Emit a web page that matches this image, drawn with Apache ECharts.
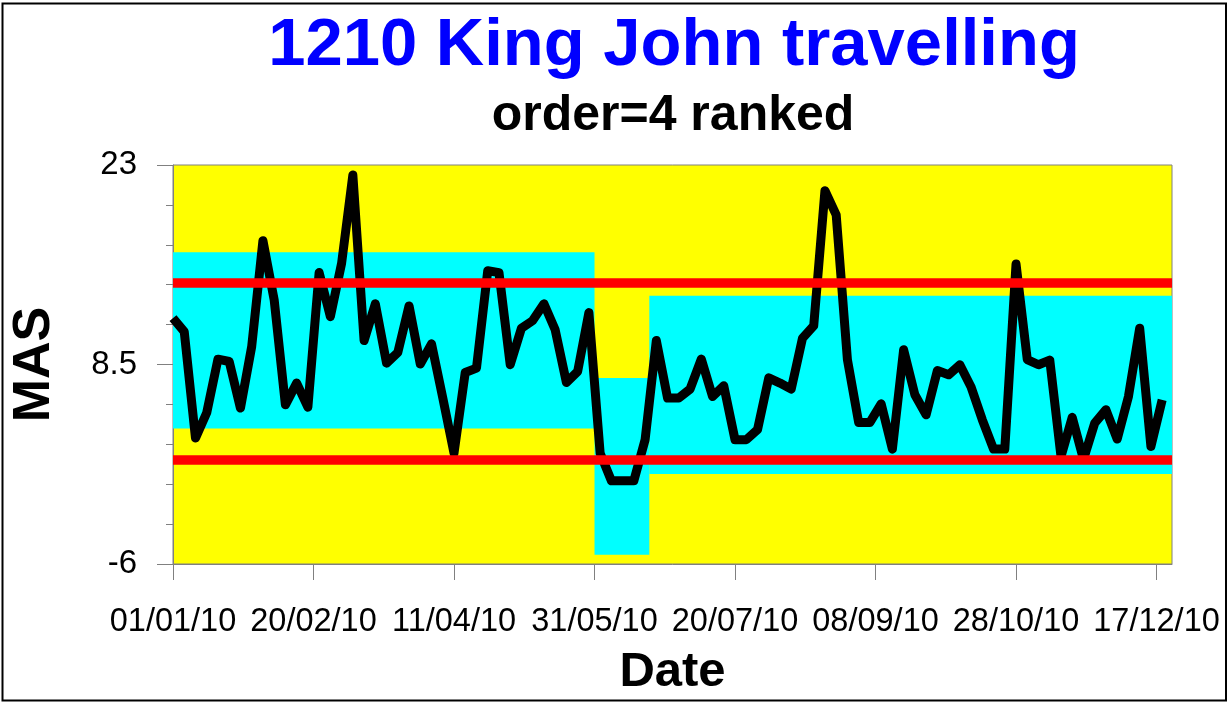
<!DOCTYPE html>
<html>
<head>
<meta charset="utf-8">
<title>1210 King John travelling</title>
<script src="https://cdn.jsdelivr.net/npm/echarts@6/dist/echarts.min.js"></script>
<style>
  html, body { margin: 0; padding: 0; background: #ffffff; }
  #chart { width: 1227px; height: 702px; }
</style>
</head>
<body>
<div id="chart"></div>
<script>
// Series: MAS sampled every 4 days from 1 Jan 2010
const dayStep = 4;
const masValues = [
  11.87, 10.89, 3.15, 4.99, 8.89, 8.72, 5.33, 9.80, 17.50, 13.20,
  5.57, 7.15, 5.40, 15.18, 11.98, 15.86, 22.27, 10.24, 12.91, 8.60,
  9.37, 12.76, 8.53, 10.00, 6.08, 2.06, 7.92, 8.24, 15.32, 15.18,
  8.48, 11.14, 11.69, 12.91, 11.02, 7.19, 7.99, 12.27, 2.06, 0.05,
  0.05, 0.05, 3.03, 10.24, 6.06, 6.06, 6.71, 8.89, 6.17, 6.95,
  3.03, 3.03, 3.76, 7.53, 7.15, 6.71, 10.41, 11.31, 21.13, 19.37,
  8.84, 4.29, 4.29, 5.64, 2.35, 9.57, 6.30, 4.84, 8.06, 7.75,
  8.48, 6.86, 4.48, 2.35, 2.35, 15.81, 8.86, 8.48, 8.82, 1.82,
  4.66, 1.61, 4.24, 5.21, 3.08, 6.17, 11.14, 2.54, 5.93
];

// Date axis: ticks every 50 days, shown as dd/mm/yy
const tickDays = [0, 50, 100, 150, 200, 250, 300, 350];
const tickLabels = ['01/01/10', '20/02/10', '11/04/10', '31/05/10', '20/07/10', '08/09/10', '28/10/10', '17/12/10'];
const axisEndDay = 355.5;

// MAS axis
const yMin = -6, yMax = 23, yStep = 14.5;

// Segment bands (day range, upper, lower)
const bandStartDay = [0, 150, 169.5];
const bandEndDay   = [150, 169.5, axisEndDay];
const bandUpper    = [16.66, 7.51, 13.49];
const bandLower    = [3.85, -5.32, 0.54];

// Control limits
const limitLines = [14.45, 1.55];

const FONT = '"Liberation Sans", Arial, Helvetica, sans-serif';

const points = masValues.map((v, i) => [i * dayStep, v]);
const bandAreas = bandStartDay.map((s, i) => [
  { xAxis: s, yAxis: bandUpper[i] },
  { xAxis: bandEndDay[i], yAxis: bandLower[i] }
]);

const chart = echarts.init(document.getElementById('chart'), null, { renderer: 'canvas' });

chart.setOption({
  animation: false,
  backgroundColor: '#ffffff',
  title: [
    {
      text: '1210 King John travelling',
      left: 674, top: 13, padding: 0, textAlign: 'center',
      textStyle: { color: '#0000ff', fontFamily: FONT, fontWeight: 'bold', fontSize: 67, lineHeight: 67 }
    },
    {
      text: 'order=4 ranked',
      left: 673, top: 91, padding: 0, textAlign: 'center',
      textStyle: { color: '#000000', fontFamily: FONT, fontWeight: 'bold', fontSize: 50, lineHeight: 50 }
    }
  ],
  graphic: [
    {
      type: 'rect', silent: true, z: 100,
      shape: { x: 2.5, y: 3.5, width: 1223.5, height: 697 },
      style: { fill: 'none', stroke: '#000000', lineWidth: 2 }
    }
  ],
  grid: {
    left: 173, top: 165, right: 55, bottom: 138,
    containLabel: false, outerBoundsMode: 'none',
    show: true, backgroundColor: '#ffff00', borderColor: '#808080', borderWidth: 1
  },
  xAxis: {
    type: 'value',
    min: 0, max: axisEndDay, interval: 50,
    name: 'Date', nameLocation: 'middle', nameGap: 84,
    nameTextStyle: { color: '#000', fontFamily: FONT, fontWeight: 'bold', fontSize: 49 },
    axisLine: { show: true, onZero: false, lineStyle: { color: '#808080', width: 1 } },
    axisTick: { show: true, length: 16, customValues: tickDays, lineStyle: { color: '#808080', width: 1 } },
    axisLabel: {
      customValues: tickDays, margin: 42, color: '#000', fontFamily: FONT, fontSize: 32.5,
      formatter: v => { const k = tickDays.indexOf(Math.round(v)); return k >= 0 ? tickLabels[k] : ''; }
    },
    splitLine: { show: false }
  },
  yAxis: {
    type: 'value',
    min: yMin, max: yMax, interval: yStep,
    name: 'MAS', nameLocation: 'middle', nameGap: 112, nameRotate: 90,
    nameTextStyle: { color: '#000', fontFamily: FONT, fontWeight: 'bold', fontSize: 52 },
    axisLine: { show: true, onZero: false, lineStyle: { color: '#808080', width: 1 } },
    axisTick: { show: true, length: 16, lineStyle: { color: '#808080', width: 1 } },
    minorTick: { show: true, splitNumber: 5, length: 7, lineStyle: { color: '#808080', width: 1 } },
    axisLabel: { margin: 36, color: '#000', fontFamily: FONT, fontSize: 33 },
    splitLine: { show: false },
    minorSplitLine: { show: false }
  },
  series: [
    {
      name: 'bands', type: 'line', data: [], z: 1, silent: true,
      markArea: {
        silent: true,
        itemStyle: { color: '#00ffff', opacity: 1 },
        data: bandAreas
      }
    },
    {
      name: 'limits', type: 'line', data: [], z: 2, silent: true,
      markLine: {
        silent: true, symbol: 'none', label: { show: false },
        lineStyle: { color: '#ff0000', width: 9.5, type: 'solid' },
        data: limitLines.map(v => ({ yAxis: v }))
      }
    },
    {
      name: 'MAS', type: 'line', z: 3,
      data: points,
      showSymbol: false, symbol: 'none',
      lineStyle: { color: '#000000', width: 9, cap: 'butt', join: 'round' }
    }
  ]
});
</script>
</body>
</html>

[PROMPT]: Give an exact reproduction of every line, leaving out any picture.

[RESULT OF THIS TASK]:
Emit a web page that matches this image, drawn with Apache ECharts.
<!DOCTYPE html>
<html>
<head>
<meta charset="utf-8">
<title>1210 King John travelling</title>
<script src="https://cdn.jsdelivr.net/npm/echarts@6/dist/echarts.min.js"></script>
<style>
  html, body { margin: 0; padding: 0; background: #ffffff; }
  #chart { width: 1227px; height: 702px; }
</style>
</head>
<body>
<div id="chart"></div>
<script>
// Series: MAS sampled every 4 days from 1 Jan 2010
const dayStep = 4;
const masValues = [
  11.87, 10.89, 3.15, 4.99, 8.89, 8.72, 5.33, 9.80, 17.50, 13.20,
  5.57, 7.15, 5.40, 15.18, 11.98, 15.86, 22.27, 10.24, 12.91, 8.60,
  9.37, 12.76, 8.53, 10.00, 6.08, 2.06, 7.92, 8.24, 15.32, 15.18,
  8.48, 11.14, 11.69, 12.91, 11.02, 7.19, 7.99, 12.27, 2.06, 0.05,
  0.05, 0.05, 3.03, 10.24, 6.06, 6.06, 6.71, 8.89, 6.17, 6.95,
  3.03, 3.03, 3.76, 7.53, 7.15, 6.71, 10.41, 11.31, 21.13, 19.37,
  8.84, 4.29, 4.29, 5.64, 2.35, 9.57, 6.30, 4.84, 8.06, 7.75,
  8.48, 6.86, 4.48, 2.35, 2.35, 15.81, 8.86, 8.48, 8.82, 1.82,
  4.66, 1.61, 4.24, 5.21, 3.08, 6.17, 11.14, 2.54, 5.93
];

// Date axis: ticks every 50 days, shown as dd/mm/yy
const tickDays = [0, 50, 100, 150, 200, 250, 300, 350];
const tickLabels = ['01/01/10', '20/02/10', '11/04/10', '31/05/10', '20/07/10', '08/09/10', '28/10/10', '17/12/10'];
const axisEndDay = 355.5;

// MAS axis
const yMin = -6, yMax = 23, yStep = 14.5;

// Segment bands (day range, upper, lower)
const bandStartDay = [0, 150, 169.5];
const bandEndDay   = [150, 169.5, axisEndDay];
const bandUpper    = [16.66, 7.51, 13.49];
const bandLower    = [3.85, -5.32, 0.54];

// Control limits
const limitLines = [14.45, 1.55];

const FONT = '"Liberation Sans", Arial, Helvetica, sans-serif';

const points = masValues.map((v, i) => [i * dayStep, v]);
const bandAreas = bandStartDay.map((s, i) => [
  { xAxis: s, yAxis: bandUpper[i] },
  { xAxis: bandEndDay[i], yAxis: bandLower[i] }
]);

const chart = echarts.init(document.getElementById('chart'), null, { renderer: 'canvas' });

chart.setOption({
  animation: false,
  backgroundColor: '#ffffff',
  title: [
    {
      text: '1210 King John travelling',
      left: 674, top: 13, padding: 0, textAlign: 'center',
      textStyle: { color: '#0000ff', fontFamily: FONT, fontWeight: 'bold', fontSize: 67, lineHeight: 67 }
    },
    {
      text: 'order=4 ranked',
      left: 673, top: 91, padding: 0, textAlign: 'center',
      textStyle: { color: '#000000', fontFamily: FONT, fontWeight: 'bold', fontSize: 50, lineHeight: 50 }
    }
  ],
  graphic: [
    {
      type: 'rect', silent: true, z: 100,
      shape: { x: 2.5, y: 3.5, width: 1223.5, height: 697 },
      style: { fill: 'none', stroke: '#000000', lineWidth: 2 }
    }
  ],
  grid: {
    left: 173, top: 165, right: 55, bottom: 138,
    containLabel: false, outerBoundsMode: 'none',
    show: true, backgroundColor: '#ffff00', borderColor: '#808080', borderWidth: 1
  },
  xAxis: {
    type: 'value',
    min: 0, max: axisEndDay, interval: 50,
    name: 'Date', nameLocation: 'middle', nameGap: 84,
    nameTextStyle: { color: '#000', fontFamily: FONT, fontWeight: 'bold', fontSize: 49 },
    axisLine: { show: true, onZero: false, lineStyle: { color: '#808080', width: 1 } },
    axisTick: { show: true, length: 16, customValues: tickDays, lineStyle: { color: '#808080', width: 1 } },
    axisLabel: {
      customValues: tickDays, margin: 42, color: '#000', fontFamily: FONT, fontSize: 32.5,
      formatter: v => { const k = tickDays.indexOf(Math.round(v)); return k >= 0 ? tickLabels[k] : ''; }
    },
    splitLine: { show: false }
  },
  yAxis: {
    type: 'value',
    min: yMin, max: yMax, interval: yStep,
    name: 'MAS', nameLocation: 'middle', nameGap: 112, nameRotate: 90,
    nameTextStyle: { color: '#000', fontFamily: FONT, fontWeight: 'bold', fontSize: 52 },
    axisLine: { show: true, onZero: false, lineStyle: { color: '#808080', width: 1 } },
    axisTick: { show: true, length: 16, lineStyle: { color: '#808080', width: 1 } },
    minorTick: { show: true, splitNumber: 5, length: 7, lineStyle: { color: '#808080', width: 1 } },
    axisLabel: { margin: 36, color: '#000', fontFamily: FONT, fontSize: 33 },
    splitLine: { show: false },
    minorSplitLine: { show: false }
  },
  series: [
    {
      name: 'bands', type: 'line', data: [], z: 1, silent: true,
      markArea: {
        silent: true,
        itemStyle: { color: '#00ffff', opacity: 1 },
        data: bandAreas
      }
    },
    {
      name: 'limits', type: 'line', data: [], z: 2, silent: true,
      markLine: {
        silent: true, symbol: 'none', label: { show: false },
        lineStyle: { color: '#ff0000', width: 9.5, type: 'solid' },
        data: limitLines.map(v => ({ yAxis: v }))
      }
    },
    {
      name: 'MAS', type: 'line', z: 3,
      data: points,
      showSymbol: false, symbol: 'none',
      lineStyle: { color: '#000000', width: 9, cap: 'butt', join: 'round' }
    }
  ]
});
</script>
</body>
</html>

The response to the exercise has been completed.